Cruelest of all is the administration's policy on so-called check-ins. These are people who have been convicted of some minor crime, such as obtaining a fake ID so they can work. But because they have American children or other deep ties to the country, they're given a reprieve from deportation so long as they check in with ICE every few months.

Under Kelly, several such undocumented immigrants showed up for a routine check-in and were summarily deported. As a result, others in this cohort are confronted with the unenviable choice of either appearing at the ICE office and risking never making it home, or skipping their appointments and becoming absconders. The latter course means abandoning nearly all hope of being regularized some day.

And then there are the undocumented people who were brought to America by their parents when they were children. Trump has repeatedly insisted that he has a "big heart" and would leave these immigrants unmolested. And in theory, Kelly's memo outlining his policy changes didn't touch the Deferred Action Against Childhood Arrivals (DACA) program, which forestalls deportation proceedings against this group and grants them temporary work permits.

But DACA gives no guarantee they won't be detained or forced to leave at some point in the future. Their status can be rescinded if they so much as put a toe out of line. Since they're still technically here illegally, that can be hard to avoid. Minor infractions like traffic violations or "transporting"—a.k.a. giving a ride to—another illegal immigrant can get DACAs stripped of their status. Many have been detained in recent months, although only one known DACA holder has been actually deported so far.

The upshot is that within three months of assuming office, the Trump administration arrested under Trump 21,262 undocumented aliens, a jump of 33 percent over the same period last year. Trump's numbers now are at nearly the same level as Obama's 2014 peak, which prodded him to implement the PEP program because he was running out of actual criminals to deport. It is thus no surprise that about a quarter of those arrested have committed no crimes other than being here illegally in the first place.

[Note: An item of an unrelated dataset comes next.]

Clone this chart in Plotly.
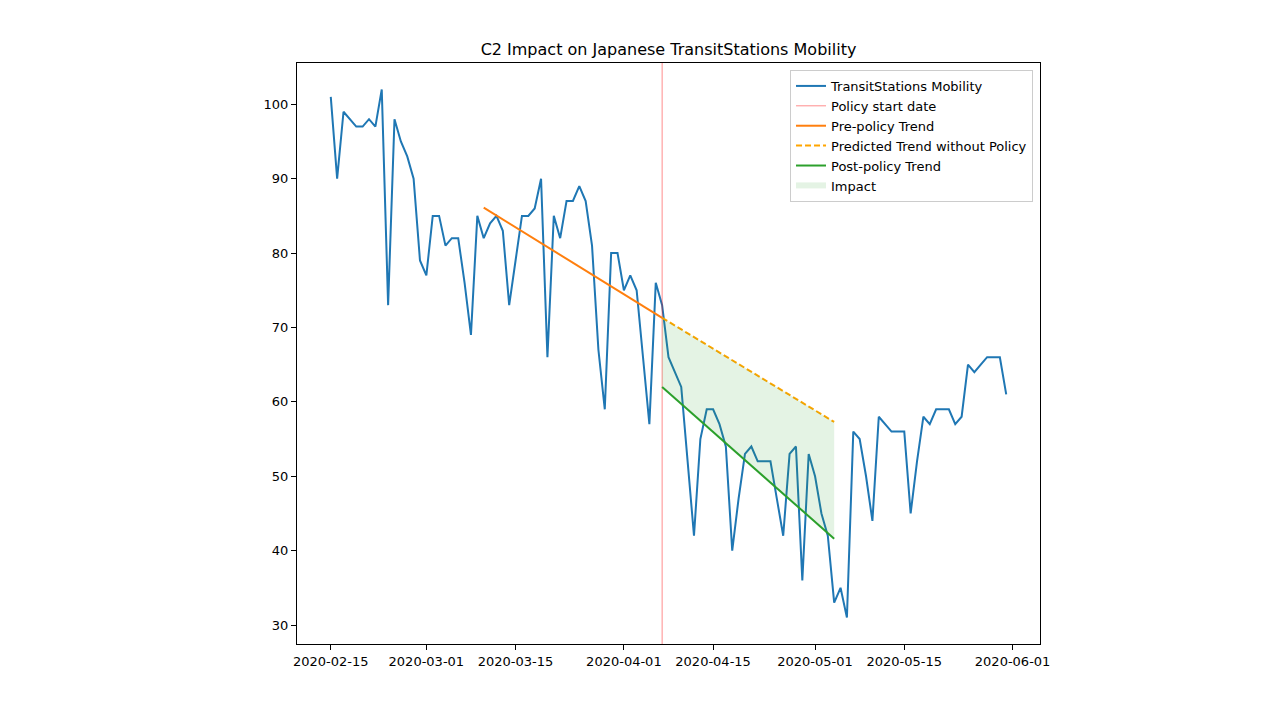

The only reason the administration's deportation numbers aren't even higher, according to Joshua Breisblatt of the pro-immigration American Immigration Council, is that Congress has refused to give it all the funds it wants. Lawmakers handed Trump some money for mending the existing border fence in their May spending bill. But the legislature has refused his request for more detention centers, more courts, and 10,000 more ICE agents.

Trump is trying to overcome these constraints by reinstating a notorious program that Obama shut down, in which local authorities voluntarily sign up to become Homeland Security agents. This lets them enforce immigration law, acquiring tremendous powers to detain and arrest suspected illegal aliens.

Whether such aggressive enforcement will make a dent in the total numbers of undocumented immigrants in the country remains to be seen. But there is little doubt that under Trump, they and their loved ones are in for some rough times.